Suggests a col_type for each field in a REDCap project
Suggests a col_type for each field in a REDCap project
This function inspects a REDCap project to determine a readr::cols() object that is compatible with the the project's current definition. It can be copied and pasted into the R code so future calls to the server will produce a tibble::tibble()
token: The user-specific string that serves as the password for a project. Required.
print_col_types_to_console: Should the readr::cols() object be printed to the console?
http_response_encoding: The encoding value passed to httr::content(). Defaults to 'UTF-8'.
locale: a readr::locale() object to specify preferences like number, date, and time formats. This object is passed to readr::read_csv(). Defaults to readr::default_locale().
verbose: A boolean value indicating if messages should be printed to the R console during the operation. The verbose output might contain sensitive information (e.g. PHI), so turn this off if the output might be visible somewhere public. Optional.

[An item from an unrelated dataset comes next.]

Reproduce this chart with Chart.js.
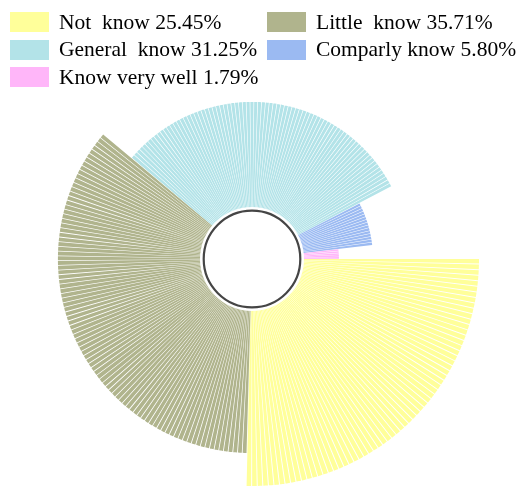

config_options: A list of options passed to httr::POST(). See details at httr::httr_options(). Optional.
handle_httr: The value passed to the handle parameter of httr::POST(). This is useful for only unconventional authentication approaches. It should be NULL for most institutions. Optional.
Returns
A readr::cols() object is returned, which can be passed to redcap_read() or redcap_read_oneshot().
Additionally objected is printed to the console, see the Details below.
Details
redcap_metadata_coltypes() returns a readr::cols() object in two ways. First, a literal object is returned that can be passed to redcap_read() or redcap_read_oneshot().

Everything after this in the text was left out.